The legal right to contraception — or even taxpayer-funded contraception — is not in doubt. There’s no question about that. Not a single state in the country has tried to ban contraception. Back when Mike Pence was a congressman, he introduced a bill to cut off contraceptive funding to Planned Parenthood, but that bill didn’t reduce by even one cent the overall funding for the contraceptive Title X program.

The supposed urgency of the Democrats’

bill is Justice Thomas’s concurrence in the Dobbs decision in which he alone called for the Supreme Court to revisit Obergefell and Griswold, decisions that respectively established a constitutional right to same-sex marriage and to contraception. But there’s no reason to think that a case challenging Griswold would even make it to the Supreme Court. For Griswold to be challenged, a state would first need to pass a law banning contraception. That’s not going to happen. Furthermore, regarding the Supreme Court decision extending a right to contraception to unmarried people, Justice Alito has flatly said, “I do agree with the result.”

Could there be states that try to ban the drug ella, which may act as an abortifacient sometimes and as a contraceptive at other times (and is classified by the FDA as an “emergency contraceptive”)? That is at least theoretically possible, but that would be a debate about potentially killing human embryos in the earliest days after conception, not contraception, which prevents the conception of a new human being. The Democrats’ contraception bill, of course, goes far beyond that issue by superseding the Religious Freedom Restoration Act, funding Planned Parenthood, and apparently creating a federal right to the abortion drug used during the first ten weeks of pregnancy.

As for contraception by itself, pro-life Republicans in the House say they are fine with federal funding of it — so long as it is not used to subsidize abortion clinics and abortion doctors — and many Republicans even want to make it available over the counter. “I support their access to contraception.
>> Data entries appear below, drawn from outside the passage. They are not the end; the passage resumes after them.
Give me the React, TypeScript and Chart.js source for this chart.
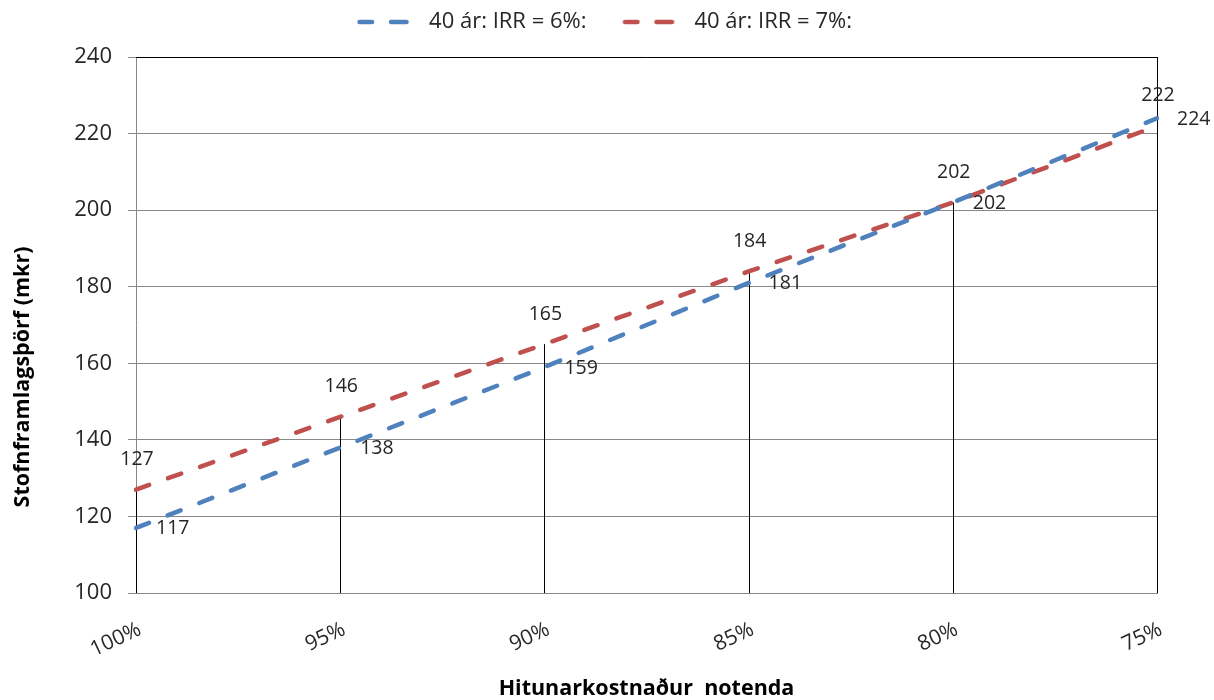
import React, { useEffect, useRef } from 'react';
import { Chart, registerables } from 'chart.js';

Chart.register(...registerables);

const categories = ['100%', '95%', '90%', '85%', '80%', '75%'];
const irr6Values = [117, 138, 159, 181, 202, 224];
const irr7Values = [127, 146, 165, 184, 202, 222];
const seriesNames = ['40 ár: IRR = 6%:', '40 ár: IRR = 7%:'];
const yMin = 100;
const yMax = 240;
const yStep = 20;
const xTitle = 'Hitunarkostnaður  notenda';
const yTitle = 'Stofnframlagsþörf (mkr)';

const FONT = '"Open Sans", Lato, sans-serif';
const BLUE = '#4F81BD';
const RED = '#C0504D';
const TEXT = '#262626';

function makeLegendSymbol(color: string): HTMLCanvasElement {
  const c = document.createElement('canvas');
  c.width = 77;
  c.height = 10;
  const g = c.getContext('2d');
  if (g) {
    g.strokeStyle = color;
    g.lineWidth = 4.5;
    g.lineCap = 'round';
    g.beginPath();
    g.moveTo(18.5, 5);
    g.lineTo(31, 5);
    g.moveTo(50, 5);
    g.lineTo(65.5, 5);
    g.stroke();
  }
  return c;
}

const overlayPlugin = {
  id: 'overlay',
  afterLayout(chart: any) {
    const lg = chart.legend;
    if (lg) {
      const dx = 18;
      const dy = -14;
      lg.left += dx;
      lg.right += dx;
      lg.top += dy;
      lg.bottom += dy;
    }
  },
  beforeDatasetsDraw(chart: any) {
    const { ctx, chartArea, scales } = chart;
    const xs = scales.x;
    const ys = scales.y;
    ctx.save();
    ctx.strokeStyle = '#000';
    ctx.lineWidth = 1;
    ctx.setLineDash([]);
    categories.forEach((_, i) => {
      const px = Math.round(xs.getPixelForValue(i)) + 0.5;
      const top = ys.getPixelForValue(Math.max(irr6Values[i], irr7Values[i]));
      ctx.beginPath();
      ctx.moveTo(px, chartArea.bottom);
      ctx.lineTo(px, top);
      ctx.stroke();
    });
    ctx.beginPath();
    ctx.moveTo(chartArea.left, Math.round(chartArea.top) + 0.5);
    ctx.lineTo(chartArea.right, Math.round(chartArea.top) + 0.5);
    ctx.moveTo(Math.round(chartArea.right) + 0.5, chartArea.top);
    ctx.lineTo(Math.round(chartArea.right) + 0.5, chartArea.bottom);
    ctx.stroke();
    ctx.restore();
  },
  afterDatasetsDraw(chart: any) {
    const { ctx, scales } = chart;
    const xs = scales.x;
    const ys = scales.y;
    ctx.save();
    ctx.font = `19.5px ${FONT}`;
    ctx.fillStyle = TEXT;
    ctx.textBaseline = 'middle';
    categories.forEach((_, i) => {
      const px = xs.getPixelForValue(i);
      ctx.textAlign = 'center';
      ctx.fillText(String(irr7Values[i]), px + 1, ys.getPixelForValue(irr7Values[i]) - 30);
      ctx.textAlign = 'left';
      ctx.fillText(String(irr6Values[i]), px + 20, ys.getPixelForValue(irr6Values[i]) + 1);
    });
    // y axis title
    ctx.save();
    ctx.translate(23, 377);
    ctx.rotate(-Math.PI / 2);
    ctx.font = `bold 21.5px ${FONT}`;
    ctx.textAlign = 'center';
    ctx.textBaseline = 'middle';
    ctx.fillStyle = '#000';
    ctx.fillText(yTitle, 0, 0);
    ctx.restore();
    ctx.restore();
  },
};

export default function App() {
  const canvasRef = useRef<HTMLCanvasElement | null>(null);

  useEffect(() => {
    document.body.style.margin = '0';
    const canvas = canvasRef.current;
    if (!canvas) return;
    const blueSymbol = makeLegendSymbol(BLUE);
    const redSymbol = makeLegendSymbol(RED);
    const chart = new Chart(canvas, {
      type: 'line',
      data: {
        labels: categories,
        datasets: [
          {
            label: seriesNames[0],
            data: irr6Values,
            borderColor: BLUE,
            backgroundColor: BLUE,
            borderWidth: 4.5,
            borderDash: [14, 20],
            borderCapStyle: 'round',
            pointRadius: 0,
            pointStyle: blueSymbol,
            tension: 0,
            fill: false,
          },
          {
            label: seriesNames[1],
            data: irr7Values,
            borderColor: RED,
            backgroundColor: RED,
            borderWidth: 4.5,
            borderDash: [14, 20],
            borderCapStyle: 'round',
            pointRadius: 0,
            pointStyle: redSymbol,
            tension: 0,
            fill: false,
          },
        ],
      },
      options: {
        responsive: false,
        animation: false,
        devicePixelRatio: 1,
        layout: { padding: { left: 0, right: 57, top: 5, bottom: 0 } },
        plugins: {
          legend: {
            position: 'top',
            labels: {
              usePointStyle: true,
              pointStyleWidth: 77,
              boxWidth: 77,
              boxHeight: 10,
              padding: 20,
              color: TEXT,
              font: { family: FONT, size: 22 },
            },
          },
          tooltip: { enabled: false },
        },
        scales: {
          x: {
            type: 'category',
            offset: false,
            afterFit: (scale: any) => {
              scale.height = 107;
            },
            grid: { display: false, drawTicks: false },
            border: { display: true, color: '#888', width: 1 },
            ticks: {
              color: TEXT,
              font: { family: FONT, size: 21 },
              minRotation: 25,
              maxRotation: 25,
              padding: 24,
              labelOffset: 4,
              autoSkip: false,
            },
            title: {
              display: true,
              text: xTitle,
              color: '#000',
              font: { family: FONT, size: 21.5, weight: 'bold' },
              padding: { top: 0, bottom: -2 },
            },
          },
          y: {
            min: yMin,
            max: yMax,
            afterFit: (scale: any) => {
              scale.width = 136;
            },
            grid: { color: '#888', tickLength: 8, lineWidth: 1 },
            border: { display: true, color: '#888', width: 1 },
            ticks: {
              stepSize: yStep,
              color: TEXT,
              padding: 16,
              font: { family: FONT, size: 22 },
            },
          },
        },
      },
      plugins: [overlayPlugin],
    });
    return () => chart.destroy();
  }, []);

  return (
    <div style={{ width: 1214, height: 700 }}>
      <canvas ref={canvasRef} width={1214} height={700} />
    </div>
  );
}
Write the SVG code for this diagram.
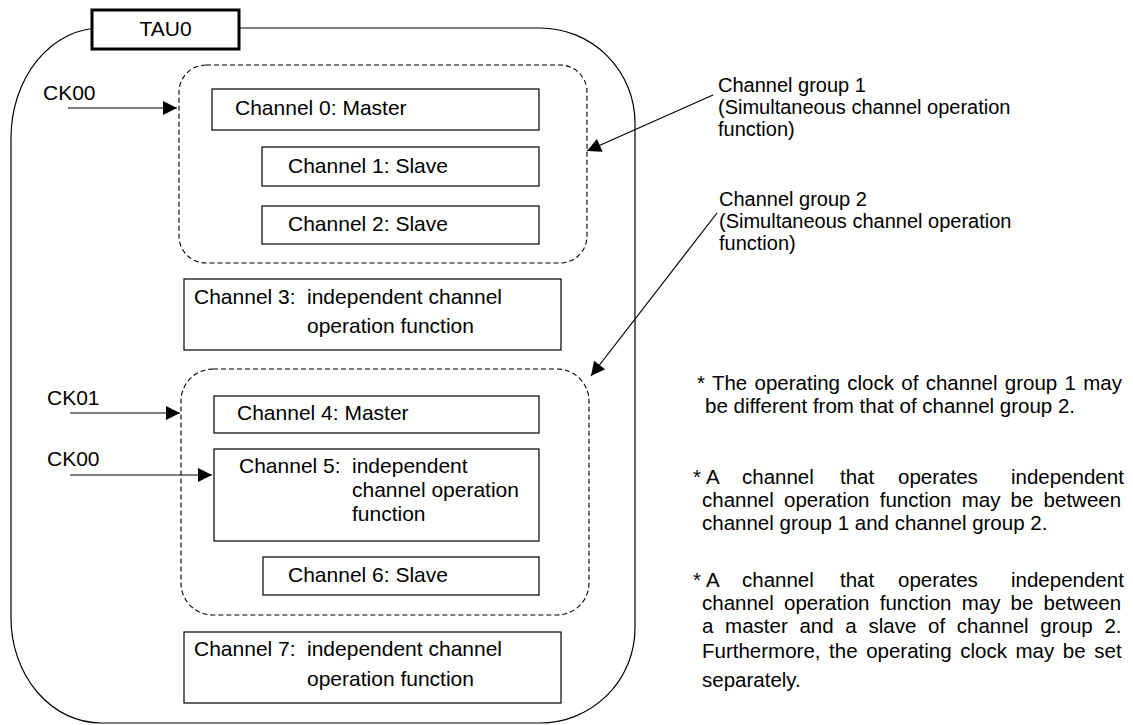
<svg xmlns="http://www.w3.org/2000/svg" width="1133" height="725" viewBox="0 0 1133 725">
<style>
text{font-family:"Liberation Sans",Arial,sans-serif;fill:#000}
.ch{font-size:21px}
.lbl{font-size:20px}
.note{font-size:20.5px}
.box{fill:#fff;stroke:#000;stroke-width:1.2}
.grp{fill:none;stroke:#000;stroke-width:1.1;stroke-dasharray:5 3}
.ln{fill:none;stroke:#000;stroke-width:1.2}
</style>
<defs>
<marker id="ah" viewBox="0 0 10 10" refX="10" refY="5" markerWidth="17" markerHeight="14" markerUnits="userSpaceOnUse" orient="auto">
<path d="M0,0 L10,5 L0,10 z" fill="#000"/>
</marker>
</defs>
<rect width="1133" height="725" fill="#fff"/>
<g id="tau0-frame">
<path class="ln" d="M101,28 L540,28 A95,95 0 0 1 635,123 L635,628 A95,95 0 0 1 540,723 L101,723 A90,105 0 0 1 11,618 L11,138 A90,110 0 0 1 101,28 Z"/>
</g>
<g id="tau0-label">
<rect x="92" y="10" width="147" height="39" fill="#fff" stroke="#000" stroke-width="3"/>
<text class="ch" x="165.5" y="36" text-anchor="middle">TAU0</text>
</g>
<g id="group1">
<rect class="grp" x="179" y="65" width="408" height="198" rx="27" ry="27"/>
</g>
<g id="group2">
<rect class="grp" x="181" y="369" width="408" height="246" rx="32" ry="32"/>
</g>
<g id="ch0"><rect class="box" x="212" y="89" width="327" height="41"/><text class="ch" x="235" y="115">Channel 0: Master</text></g>
<g id="ch1"><rect class="box" x="262" y="147" width="277" height="39"/><text class="ch" x="288" y="173">Channel 1: Slave</text></g>
<g id="ch2"><rect class="box" x="262" y="206" width="277" height="38"/><text class="ch" x="288" y="231">Channel 2: Slave</text></g>
<g id="ch3"><rect class="box" x="184" y="279" width="377" height="71"/><text class="ch" x="194" y="304">Channel 3:</text><text class="ch" x="307" y="304">independent channel</text><text class="ch" x="307" y="333">operation function</text></g>
<g id="ch4"><rect class="box" x="214" y="396" width="325" height="37"/><text class="ch" x="237" y="420">Channel 4: Master</text></g>
<g id="ch5"><rect class="box" x="214" y="449" width="325" height="92"/><text class="ch" x="239" y="473">Channel 5:</text><text class="ch" x="352" y="473">independent</text><text class="ch" x="352" y="497">channel operation</text><text class="ch" x="352" y="521">function</text></g>
<g id="ch6"><rect class="box" x="263" y="557" width="276" height="38"/><text class="ch" x="288" y="582">Channel 6: Slave</text></g>
<g id="ch7"><rect class="box" x="184" y="632" width="377" height="71"/><text class="ch" x="194" y="656">Channel 7:</text><text class="ch" x="307" y="656">independent channel</text><text class="ch" x="307" y="686">operation function</text></g>
<g id="ck-labels">
<text class="ch" x="43" y="100">CK00</text>
<text class="ch" x="47" y="405">CK01</text>
<text class="ch" x="47" y="466">CK00</text>
</g>
<g id="group-labels">
<text class="lbl" x="718" y="92">Channel group 1</text>
<text class="lbl" x="718" y="114">(Simultaneous channel operation</text>
<text class="lbl" x="718" y="136">function)</text>
<text class="lbl" x="719" y="206">Channel group 2</text>
<text class="lbl" x="719" y="228">(Simultaneous channel operation</text>
<text class="lbl" x="719" y="250">function)</text>
</g>
<g id="connectors">
<line class="ln" x1="68" y1="108" x2="177" y2="108" marker-end="url(#ah)"/>
<line class="ln" x1="70" y1="413" x2="180" y2="413" marker-end="url(#ah)"/>
<line class="ln" x1="70" y1="475" x2="212" y2="475" marker-end="url(#ah)"/>
<line class="ln" x1="713" y1="95" x2="587" y2="151" marker-end="url(#ah)"/>
<line class="ln" x1="717" y1="213" x2="591" y2="376" marker-end="url(#ah)"/>
</g>
<g id="notes">
<text class="note" x="697" y="390" style="word-spacing:1.6px">* The operating clock of channel group 1 may</text>
<text class="note" x="705" y="413">be different from that of channel group 2.</text>
<text class="note" y="484"><tspan x="693">*</tspan><tspan x="706">A</tspan><tspan x="742">channel</tspan><tspan x="840">that</tspan><tspan x="898">operates</tspan><tspan x="1011">independent</tspan></text>
<text class="note" x="702" y="507" style="word-spacing:4.5px">channel operation function may be between</text>
<text class="note" x="702" y="530">channel group 1 and channel group 2.</text>
<text class="note" y="587"><tspan x="693">*</tspan><tspan x="706">A</tspan><tspan x="742">channel</tspan><tspan x="840">that</tspan><tspan x="898">operates</tspan><tspan x="1011">independent</tspan></text>
<text class="note" x="702" y="610" style="word-spacing:4.5px">channel operation function may be between</text>
<text class="note" x="702" y="633" style="word-spacing:6px">a master and a slave of channel group 2.</text>
<text class="note" x="702" y="658" style="word-spacing:2.9px">Furthermore, the operating clock may be set</text>
<text class="note" x="702" y="687">separately.</text>
</g>
</svg>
If Democrats came to me and asked to work together on a bill, I would have been happy to roll up my sleeves and work with them,” McMorris Rodgers said in her remarks earlier this week. “Going back to more than five years, Republicans on both sides of the Capitol have introduced the ‘Allowing Greater Access to Safe and Effective Contraception Act,’ which would help make birth control available over-the-counter.”

Update: This first paragraph of this article has been updated to clarify that the right to “contraceptives” established by this bill goes beyond those approved by the FDA.